## Available data

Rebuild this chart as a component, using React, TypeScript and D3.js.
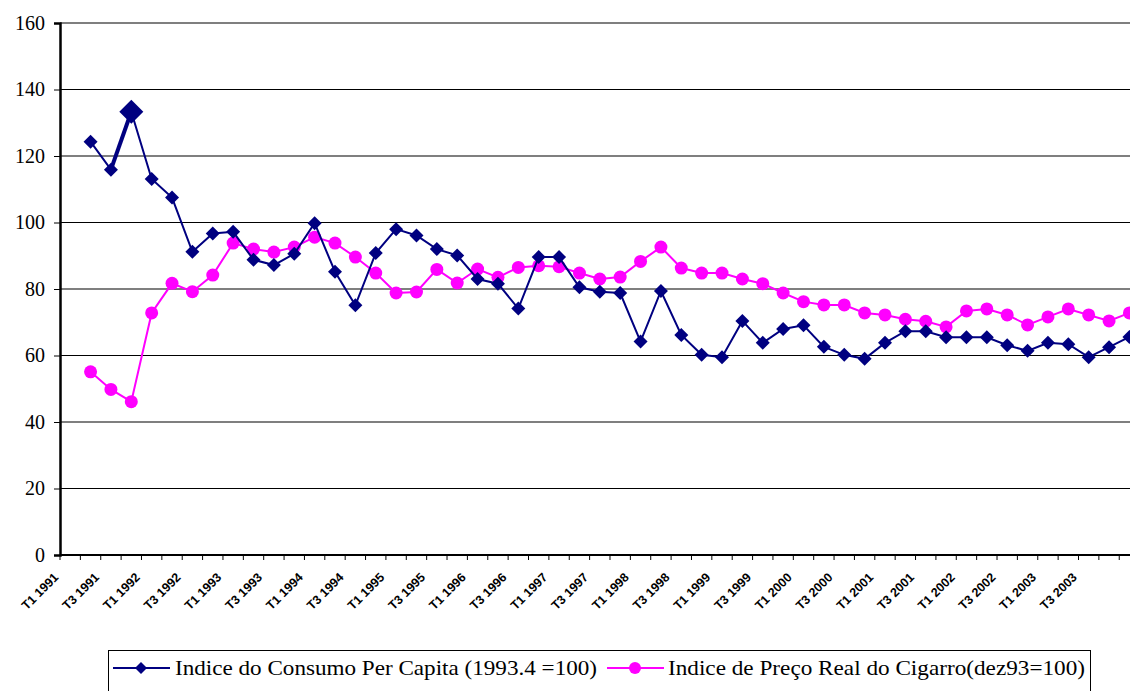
import React, { useEffect, useRef } from 'react';
import * as d3 from 'd3';

// quarters T1 1991 .. T2 2004 (first quarter has no data)
const years = d3.range(1991, 2005);
const quarters = years.flatMap(y => [1, 2, 3, 4].map(q => 'T' + q + ' ' + y)).slice(0, 54);

const consumo = [null,
  124.3, 115.9, 133.3, 113.1, 107.5, 91.2, 96.7, 97.2, 88.8, 87.2,
  90.6, 99.8, 85.2, 75.1, 90.8, 98.0, 96.1, 92.0, 90.1, 83.0,
  81.6, 74.1, 89.6, 89.6, 80.5, 79.2, 78.8, 64.2, 79.4, 66.2,
  60.2, 59.5, 70.4, 63.8, 68.0, 69.1, 62.6, 60.2, 59.0, 63.8,
  67.3, 67.3, 65.5, 65.5, 65.5, 63.1, 61.4, 63.8, 63.4, 59.5,
  62.5, 65.6];

const preco = [null,
  55.1, 49.8, 46.1, 72.8, 81.7, 79.2, 84.2, 93.8, 92.0, 91.1,
  92.6, 95.6, 93.8, 89.6, 84.8, 78.8, 79.1, 85.9, 81.8, 86.0,
  83.5, 86.5, 87.0, 86.7, 84.8, 83.0, 83.6, 88.3, 92.6, 86.3,
  84.8, 84.8, 83.0, 81.6, 78.8, 76.2, 75.2, 75.2, 72.8, 72.2,
  70.9, 70.3, 68.6, 73.4, 74.0, 72.2, 69.2, 71.6, 74.0, 72.2,
  70.4, 72.8];

const yTicks = [0, 20, 40, 60, 80, 100, 120, 140, 160];
const highlighted = 3; // enlarged point on the consumption series

const legendItems = [
  'Indice do Consumo Per Capita (1993.4 =100)',
  'Indice de Preço Real do Cigarro(dez93=100)',
];

const SERIF = 'Times New Roman, Liberation Serif, Times, serif';

const App = () => {
  const ref = useRef<SVGSVGElement>(null);

  useEffect(() => {
    const svg = d3.select(ref.current);
    svg.selectAll('*').remove();

    const left = 60, top = 23, bottom = 555;
    const step = 20.37;

    const x = d3.scaleBand<number>()
      .domain(d3.range(quarters.length))
      .range([left, left + quarters.length * step])
      .paddingInner(0).paddingOuter(0);
    const y = d3.scaleLinear().domain([0, 160]).range([bottom, top]);
    const cx = (i: number) => (x(i) as number) + x.bandwidth() / 2;

    // gridlines
    svg.append('g')
      .selectAll('line')
      .data(yTicks.slice(1))
      .enter().append('line')
      .attr('x1', left).attr('x2', 1130)
      .attr('y1', d => y(d)).attr('y2', d => y(d))
      .attr('stroke', '#000').attr('stroke-width', 1.2);

    // y axis
    const yAxis = svg.append('g')
      .attr('transform', 'translate(' + left + ',0)')
      .call(d3.axisLeft(y).tickValues(yTicks).tickSize(6).tickPadding(9));
    yAxis.attr('font-family', SERIF).attr('font-size', 20);
    yAxis.select('.domain').attr('stroke', '#000').attr('stroke-width', 2.5);
    yAxis.selectAll('.tick line').attr('stroke', '#000');
    yAxis.selectAll('text').attr('fill', '#000');

    // x axis
    const xg = svg.append('g').attr('transform', 'translate(0,' + bottom + ')');
    xg.append('line').attr('x1', left).attr('x2', 1130).attr('y1', 0).attr('y2', 0)
      .attr('stroke', '#000').attr('stroke-width', 2);
    xg.selectAll('line.tk')
      .data(d3.range(quarters.length + 1))
      .enter().append('line')
      .attr('class', 'tk')
      .attr('x1', d => left + d * step).attr('x2', d => left + d * step)
      .attr('y1', 0).attr('y2', 5)
      .attr('stroke', '#000');
    xg.selectAll('text')
      .data(d3.range(0, 51, 2))
      .enter().append('text')
      .attr('transform', d => 'translate(' + (cx(d) - 14) + ',20) rotate(-45)')
      .attr('text-anchor', 'end')
      .attr('dy', '0.35em')
      .attr('font-family', 'Arial, Liberation Sans, sans-serif')
      .attr('font-weight', 'bold')
      .attr('font-size', 12.5)
      .text(d => quarters[d]);

    const line = d3.line<number | null>()
      .defined(d => d != null)
      .x((d, i) => cx(i))
      .y(d => y(d as number));

    // price series
    svg.append('path').datum(preco)
      .attr('d', line)
      .attr('fill', 'none').attr('stroke', '#ff00ff').attr('stroke-width', 2);
    svg.append('g').selectAll('circle')
      .data(preco.map((v, i) => ({ v, i })).filter(d => d.v != null))
      .enter().append('circle')
      .attr('cx', d => cx(d.i)).attr('cy', d => y(d.v as number))
      .attr('r', 6.5).attr('fill', '#ff00ff');

    // consumption series
    svg.append('path').datum(consumo)
      .attr('d', line)
      .attr('fill', 'none').attr('stroke', '#000080').attr('stroke-width', 2);
    svg.append('path').datum(consumo.map((v, i) => (i === highlighted - 1 || i === highlighted ? v : null)))
      .attr('d', line)
      .attr('fill', 'none').attr('stroke', '#000080').attr('stroke-width', 4);
    const diamond = (s: number) => 'M0,' + -s + 'L' + s + ',0L0,' + s + 'L' + -s + ',0Z';
    svg.append('g').selectAll('path')
      .data(consumo.map((v, i) => ({ v, i })).filter(d => d.v != null))
      .enter().append('path')
      .attr('transform', d => 'translate(' + cx(d.i) + ',' + y(d.v as number) + ')')
      .attr('d', d => diamond(d.i === highlighted ? 12 : 7))
      .attr('fill', '#000080');

    // legend
    const lg = svg.append('g').attr('font-family', SERIF).attr('font-size', 21);
    lg.append('rect').attr('x', 108.5).attr('y', 650.5).attr('width', 982).attr('height', 50)
      .attr('fill', '#fff').attr('stroke', '#000').attr('stroke-width', 1);
    const items = [
      { x0: 113, tx: 175, tw: 422, color: '#000080', shape: 'diamond' },
      { x0: 607, tx: 668, tw: 417, color: '#ff00ff', shape: 'circle' },
    ];
    items.forEach((it, k) => {
      lg.append('line').attr('x1', it.x0).attr('x2', it.x0 + 57).attr('y1', 668).attr('y2', 668)
        .attr('stroke', it.color).attr('stroke-width', 2);
      if (it.shape === 'diamond') {
        lg.append('path').attr('transform', 'translate(' + (it.x0 + 28) + ',668)')
          .attr('d', diamond(6)).attr('fill', it.color);
      } else {
        lg.append('circle').attr('cx', it.x0 + 28).attr('cy', 668).attr('r', 6).attr('fill', it.color);
      }
      lg.append('text').attr('x', it.tx).attr('y', 668).attr('dy', '0.35em')
        .attr('textLength', it.tw).attr('lengthAdjust', 'spacingAndGlyphs')
        .text(legendItems[k]);
    });
  }, []);

  return (
    <svg ref={ref} width={1130} height={691}
      style={{ position: 'absolute', left: 0, top: 0, background: '#fff' }} />
  );
};

export default App;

## Stated goal
Every line above should be returned exactly; the pictures stay out.

## Solution to this problem
Rebuild this chart as a component, using React, TypeScript and D3.js.
import React, { useEffect, useRef } from 'react';
import * as d3 from 'd3';

// quarters T1 1991 .. T2 2004 (first quarter has no data)
const years = d3.range(1991, 2005);
const quarters = years.flatMap(y => [1, 2, 3, 4].map(q => 'T' + q + ' ' + y)).slice(0, 54);

const consumo = [null,
  124.3, 115.9, 133.3, 113.1, 107.5, 91.2, 96.7, 97.2, 88.8, 87.2,
  90.6, 99.8, 85.2, 75.1, 90.8, 98.0, 96.1, 92.0, 90.1, 83.0,
  81.6, 74.1, 89.6, 89.6, 80.5, 79.2, 78.8, 64.2, 79.4, 66.2,
  60.2, 59.5, 70.4, 63.8, 68.0, 69.1, 62.6, 60.2, 59.0, 63.8,
  67.3, 67.3, 65.5, 65.5, 65.5, 63.1, 61.4, 63.8, 63.4, 59.5,
  62.5, 65.6];

const preco = [null,
  55.1, 49.8, 46.1, 72.8, 81.7, 79.2, 84.2, 93.8, 92.0, 91.1,
  92.6, 95.6, 93.8, 89.6, 84.8, 78.8, 79.1, 85.9, 81.8, 86.0,
  83.5, 86.5, 87.0, 86.7, 84.8, 83.0, 83.6, 88.3, 92.6, 86.3,
  84.8, 84.8, 83.0, 81.6, 78.8, 76.2, 75.2, 75.2, 72.8, 72.2,
  70.9, 70.3, 68.6, 73.4, 74.0, 72.2, 69.2, 71.6, 74.0, 72.2,
  70.4, 72.8];

const yTicks = [0, 20, 40, 60, 80, 100, 120, 140, 160];
const highlighted = 3; // enlarged point on the consumption series

const legendItems = [
  'Indice do Consumo Per Capita (1993.4 =100)',
  'Indice de Preço Real do Cigarro(dez93=100)',
];

const SERIF = 'Times New Roman, Liberation Serif, Times, serif';

const App = () => {
  const ref = useRef<SVGSVGElement>(null);

  useEffect(() => {
    const svg = d3.select(ref.current);
    svg.selectAll('*').remove();

    const left = 60, top = 23, bottom = 555;
    const step = 20.37;

    const x = d3.scaleBand<number>()
      .domain(d3.range(quarters.length))
      .range([left, left + quarters.length * step])
      .paddingInner(0).paddingOuter(0);
    const y = d3.scaleLinear().domain([0, 160]).range([bottom, top]);
    const cx = (i: number) => (x(i) as number) + x.bandwidth() / 2;

    // gridlines
    svg.append('g')
      .selectAll('line')
      .data(yTicks.slice(1))
      .enter().append('line')
      .attr('x1', left).attr('x2', 1130)
      .attr('y1', d => y(d)).attr('y2', d => y(d))
      .attr('stroke', '#000').attr('stroke-width', 1.2);

    // y axis
    const yAxis = svg.append('g')
      .attr('transform', 'translate(' + left + ',0)')
      .call(d3.axisLeft(y).tickValues(yTicks).tickSize(6).tickPadding(9));
    yAxis.attr('font-family', SERIF).attr('font-size', 20);
    yAxis.select('.domain').attr('stroke', '#000').attr('stroke-width', 2.5);
    yAxis.selectAll('.tick line').attr('stroke', '#000');
    yAxis.selectAll('text').attr('fill', '#000');

    // x axis
    const xg = svg.append('g').attr('transform', 'translate(0,' + bottom + ')');
    xg.append('line').attr('x1', left).attr('x2', 1130).attr('y1', 0).attr('y2', 0)
      .attr('stroke', '#000').attr('stroke-width', 2);
    xg.selectAll('line.tk')
      .data(d3.range(quarters.length + 1))
      .enter().append('line')
      .attr('class', 'tk')
      .attr('x1', d => left + d * step).attr('x2', d => left + d * step)
      .attr('y1', 0).attr('y2', 5)
      .attr('stroke', '#000');
    xg.selectAll('text')
      .data(d3.range(0, 51, 2))
      .enter().append('text')
      .attr('transform', d => 'translate(' + (cx(d) - 14) + ',20) rotate(-45)')
      .attr('text-anchor', 'end')
      .attr('dy', '0.35em')
      .attr('font-family', 'Arial, Liberation Sans, sans-serif')
      .attr('font-weight', 'bold')
      .attr('font-size', 12.5)
      .text(d => quarters[d]);

    const line = d3.line<number | null>()
      .defined(d => d != null)
      .x((d, i) => cx(i))
      .y(d => y(d as number));

    // price series
    svg.append('path').datum(preco)
      .attr('d', line)
      .attr('fill', 'none').attr('stroke', '#ff00ff').attr('stroke-width', 2);
    svg.append('g').selectAll('circle')
      .data(preco.map((v, i) => ({ v, i })).filter(d => d.v != null))
      .enter().append('circle')
      .attr('cx', d => cx(d.i)).attr('cy', d => y(d.v as number))
      .attr('r', 6.5).attr('fill', '#ff00ff');

    // consumption series
    svg.append('path').datum(consumo)
      .attr('d', line)
      .attr('fill', 'none').attr('stroke', '#000080').attr('stroke-width', 2);
    svg.append('path').datum(consumo.map((v, i) => (i === highlighted - 1 || i === highlighted ? v : null)))
      .attr('d', line)
      .attr('fill', 'none').attr('stroke', '#000080').attr('stroke-width', 4);
    const diamond = (s: number) => 'M0,' + -s + 'L' + s + ',0L0,' + s + 'L' + -s + ',0Z';
    svg.append('g').selectAll('path')
      .data(consumo.map((v, i) => ({ v, i })).filter(d => d.v != null))
      .enter().append('path')
      .attr('transform', d => 'translate(' + cx(d.i) + ',' + y(d.v as number) + ')')
      .attr('d', d => diamond(d.i === highlighted ? 12 : 7))
      .attr('fill', '#000080');

    // legend
    const lg = svg.append('g').attr('font-family', SERIF).attr('font-size', 21);
    lg.append('rect').attr('x', 108.5).attr('y', 650.5).attr('width', 982).attr('height', 50)
      .attr('fill', '#fff').attr('stroke', '#000').attr('stroke-width', 1);
    const items = [
      { x0: 113, tx: 175, tw: 422, color: '#000080', shape: 'diamond' },
      { x0: 607, tx: 668, tw: 417, color: '#ff00ff', shape: 'circle' },
    ];
    items.forEach((it, k) => {
      lg.append('line').attr('x1', it.x0).attr('x2', it.x0 + 57).attr('y1', 668).attr('y2', 668)
        .attr('stroke', it.color).attr('stroke-width', 2);
      if (it.shape === 'diamond') {
        lg.append('path').attr('transform', 'translate(' + (it.x0 + 28) + ',668)')
          .attr('d', diamond(6)).attr('fill', it.color);
      } else {
        lg.append('circle').attr('cx', it.x0 + 28).attr('cy', 668).attr('r', 6).attr('fill', it.color);
      }
      lg.append('text').attr('x', it.tx).attr('y', 668).attr('dy', '0.35em')
        .attr('textLength', it.tw).attr('lengthAdjust', 'spacingAndGlyphs')
        .text(legendItems[k]);
    });
  }, []);

  return (
    <svg ref={ref} width={1130} height={691}
      style={{ position: 'absolute', left: 0, top: 0, background: '#fff' }} />
  );
};

export default App;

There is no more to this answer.